Appearing on CNBC, Chilton admitted the need for speculators in the markets - "there’s no markets without them" - but he reiterated his concern (he cannot speak for the all CFTC Commissioners) that, "It’s the excessive speculation we’re concerned about" because of the roller-coaster effect it is having on gasoline prices at the pump.
Adopted Rule Has Not Been Implemented. The CFTC has had a rule in place that limits commodities exposure to 10% since October - i.e., that's when it was adopted - but the Commission has not been able to implement it because "Wall Street is taking us to court" to block implementation.
At a recent New York financial conference Chilton said that regulators are "paralyzed" by the threat of lawsuits from Wall Street firms that want to slow or stop the rollout of the rules because they would crimp their bottom line.
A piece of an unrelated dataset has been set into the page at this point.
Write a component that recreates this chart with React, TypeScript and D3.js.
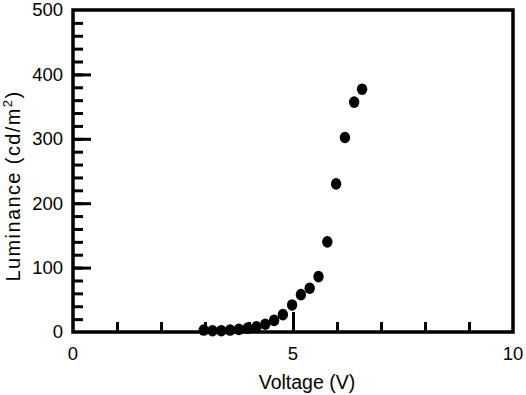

If regulators live in fear of a lawsuit alleging they failed to consider sufficiently the costs and benefits of a rule, rulemaking slows or halts and opponents have succeeded, Chilton said.
Chilton was referring to the financial industry's claim that the CFTC, among other things, hadn't conducted sufficient cost-benefit analysis of the tough "position limits" plan, which they say would reduce liquidity and increase volatility.
Chilton added: "... regulators need to keep our eye on the ball and not be scared into making rules and regulations weak or ineffective because we are overly concerned about what we call 'litigation risk.'" In any case, he claims the CFTC follows the proper requirements for assessing the cost-benefit analysis. [CNBC, 3/8/12].